The law clarifies that herbal and other dietary supplements should be regulated in many of the same ways as foods. FDA has jurisdiction over how these products are made and labeled, and may seize and detain herbal and supplement products that are adulterated or misbranded. FDA may also forbid the sale of any dietary supplement or ingredient any time that the agency determines that it represents a sig-nificant or unreasonable risk. And the law requires that FDA be notified of any “new” dietary ingredients intended for use in supplements.


Federal law also defines the responsibilities of manufacturers and marketers of dietary supplements. Dietary supplements are required to identify every dietary ingredient in the product and to state the quantity of each ingredient or proprietary blend. Claims that are made on a product’s label or labeling are strictly controlled, must be substantiated, and must not claim to diagnose, treat, cure, or prevent any disease (even if there is evidence to support such a “drug claim”). Facilities in which herbal and other dietary supplements are manufactured are held to the high standards of FDA’s Good Manufacturing Practice (GMP) regulation for dietary supplements.  Additionally, supplement companies are required by law to tell FDA about any reports of serious adverse events they receive from consumers.


Another important benefit of the Federal law is that it explicitly allows consumers to be provided with balanced scientific information about herbs and other supplement ingredients. Prior to the passage of this law, FDA considered such information to be illegal if it contained any reference to cure, treatment, or prevention of diseases.

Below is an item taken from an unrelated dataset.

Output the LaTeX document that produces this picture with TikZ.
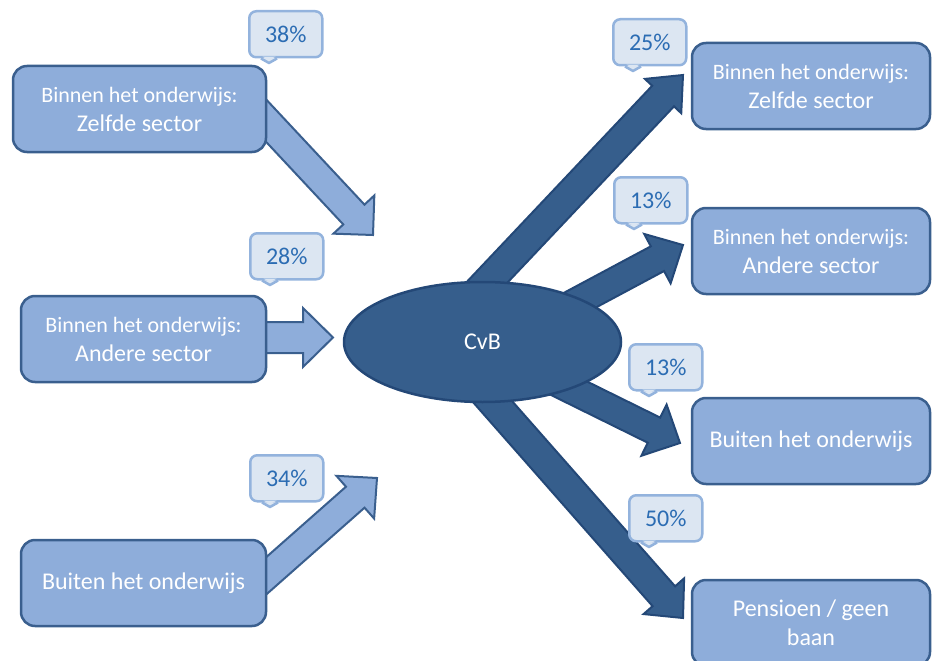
\documentclass[tikz,border=0pt]{standalone}
\usepackage{fontspec}
\setmainfont{Carlito}
\usetikzlibrary{calc,shapes.geometric}
\definecolor{boxfill}{HTML}{8EADDA}
\definecolor{boxline}{HTML}{3A5F8E}
\definecolor{darkfill}{HTML}{365E8C}
\definecolor{darkline}{HTML}{244877}
\definecolor{callfill}{HTML}{DCE6F2}
\definecolor{callline}{HTML}{93B3DD}
\definecolor{calltext}{HTML}{2B6CB3}
% #1 style, #2 start, #3 tip, #4 half shaft, #5 half head, #6 head length, #7 id
\newcommand\blockarrow[7]{%
  \coordinate (#7h) at ($(#3)!#6!(#2)$);
  \draw[#1] ($(#2)!#4!-90:(#3)$) -- ($(#7h)!#4!-90:(#3)$) -- ($(#7h)!#5!-90:(#3)$)
    -- (#3) -- ($(#7h)!#5!90:(#3)$) -- ($(#7h)!#4!90:(#3)$) -- ($(#2)!#4!90:(#3)$) -- cycle;}
% callout: #1 name, #2 left, #3 top, #4 text
\newcommand\callout[4]{%
  \node[callbox, anchor=north west] (#1) at (#2,#3) {#4};
  \draw[callline, line width=2.5pt, fill=callfill, line join=round]
    ([xshift=-8pt]#1.south west -| {#2+21},0) -- ({#2+21},{#3+53}) -- ([xshift=8pt]#1.south west -| {#2+21},0);
  \fill[callfill] ([xshift=-6.5pt,yshift=1.8pt]#1.south west -| {#2+21},0) -- ({#2+21},{#3+50}) -- ([xshift=6.5pt,yshift=1.8pt]#1.south west -| {#2+21},0) -- cycle;}
\tikzset{
  box/.style={draw=boxline, fill=boxfill, line width=2.5pt, rounded corners=14pt,
    text=white, align=center, inner sep=0pt, minimum height=86pt,
    font=\fontsize{24}{29}\selectfont},
  lightarrow/.style={draw=boxline, fill=boxfill, line width=2pt},
  darkarrow/.style={draw=darkline, fill=darkfill, line width=2pt},
  callbox/.style={draw=callline, fill=callfill, line width=2.5pt, rounded corners=7pt,
    minimum width=73pt, minimum height=46pt, inner sep=0pt, text=calltext,
    font=\fontsize{24}{29}\selectfont},
}
\newcommand\sm[1]{{\fontsize{22}{29}\selectfont #1}}
\begin{document}
\begin{tikzpicture}[x=1pt,y=-1pt]
\useasboundingbox (0,0) rectangle (932,661);
\clip (0,0) rectangle (932,661);
% light arrows
\coordinate (a1s) at (230,82);  \coordinate (a1t) at (373,235);
\coordinate (a2s) at (250,337.5); \coordinate (a2t) at (333,337.5);
\coordinate (a3s) at (240,599); \coordinate (a3t) at (377,478);
\blockarrow{lightarrow}{a1s}{a1t}{14.5pt}{28pt}{28pt}{a1}
\blockarrow{lightarrow}{a2s}{a2t}{15.5pt}{29.5pt}{30pt}{a2}
\blockarrow{lightarrow}{a3s}{a3t}{14pt}{28.5pt}{29pt}{a3}
% left boxes
\node[box, minimum width=253pt] (l1) at (139.5,109) {\sm{Binnen het onderwijs:}\\Zelfde sector};
\node[box, minimum width=245pt] (l2) at (143.5,339) {\sm{Binnen het onderwijs:}\\Andere sector};
\node[box, minimum width=245pt] (l3) at (143.5,583) {Buiten het onderwijs};
% right boxes
\node[box, minimum width=238pt] (r1) at (811,86) {\sm{Binnen het onderwijs:}\\Zelfde sector};
\node[box, minimum width=238pt] (r2) at (811,251) {\sm{Binnen het onderwijs:}\\Andere sector};
\node[box, minimum width=238pt] (r3) at (811,441) {Buiten het onderwijs};
\node[box, minimum width=238pt] (r4) at (811,623) {Pensioen / geen\\baan};
% dark arrows
\coordinate (b1s) at (459,312); \coordinate (b1t) at (683,75);
\coordinate (b2s) at (540,321.5); \coordinate (b2t) at (683,245);
\coordinate (b3s) at (534,371); \coordinate (b3t) at (680,443);
\coordinate (b4s) at (470,376); \coordinate (b4t) at (683,618);
\blockarrow{darkarrow}{b1s}{b1t}{15pt}{25pt}{29pt}{b1}
\blockarrow{darkarrow}{b2s}{b2t}{14pt}{28pt}{29pt}{b2}
\blockarrow{darkarrow}{b3s}{b3t}{14pt}{28.5pt}{29pt}{b3}
\blockarrow{darkarrow}{b4s}{b4t}{15pt}{27pt}{29pt}{b4}
% ellipse
\node[ellipse, draw=darkline, fill=darkfill, line width=2.5pt, minimum width=277pt,
  minimum height=120pt, inner sep=0pt, text=white, font=\fontsize{24}{29}\selectfont]
  (cvb) at (482.5,342) {CvB};
% callouts
\callout{c1}{248}{10}{38\%}
\callout{c2}{249}{232}{28\%}
\callout{c3}{249}{454}{34\%}
\callout{c4}{612}{18}{25\%}
\callout{c5}{613}{176}{13\%}
\callout{c6}{628}{343}{13\%}
\callout{c7}{628}{494}{50\%}
\end{tikzpicture}
\end{document}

But the Congress decided that the government “should not take any actions to impose unreasonable regulatory barriers limiting or slowing the flow of safe products and accurate information to consumers,” and established rules to allow dissemination of truthful and non-misleading publications about ingredients found in dietary supplements.

The discussion presented above addresses only the regulation of herbs and other supplements by FDA. As with any other industry, however, companies that make and sell supplements must conform with the regulations of many other federal agencies, as well as state and local jurisdictions. For example, the Federal Trade Commission enforces the laws that govern advertising of all consumer goods, and companies in the herbal business must comply with these. Marketers of organic herbal products must be familiar with rules maintained by the U.S. Department of Agriculture, and manufacturers of herbal extracts need to be in compliance with the legal guidelines set by the Tax and Trade Bureau. The list goes on and on—the Department of Transportation rules apply to all interstate shipments; U.S. Customs and Border Protection governs imports; the Occupational Safety and Health Administration protects workers in all trades; etc.


In conclusion, manufacturers and marketers of herbal supplements are subject to extensive federal laws and regulations. Each of these federal agencies is responsible for enforcing their rules so that the needs of consumers are properly met, and so that companies that do not follow the rules do not gain an advantage over those that do. The laws that are currently in place in the U.S. were designed to ensure that safe and beneficial dietary supplements, including herbal products, are available to well-informed consumers for use when making their own self-care choices. Responsible manufacturers and marketers will continue to provide these products and the citizens of the United States will continue to enjoy the health freedom which they demand and deserve.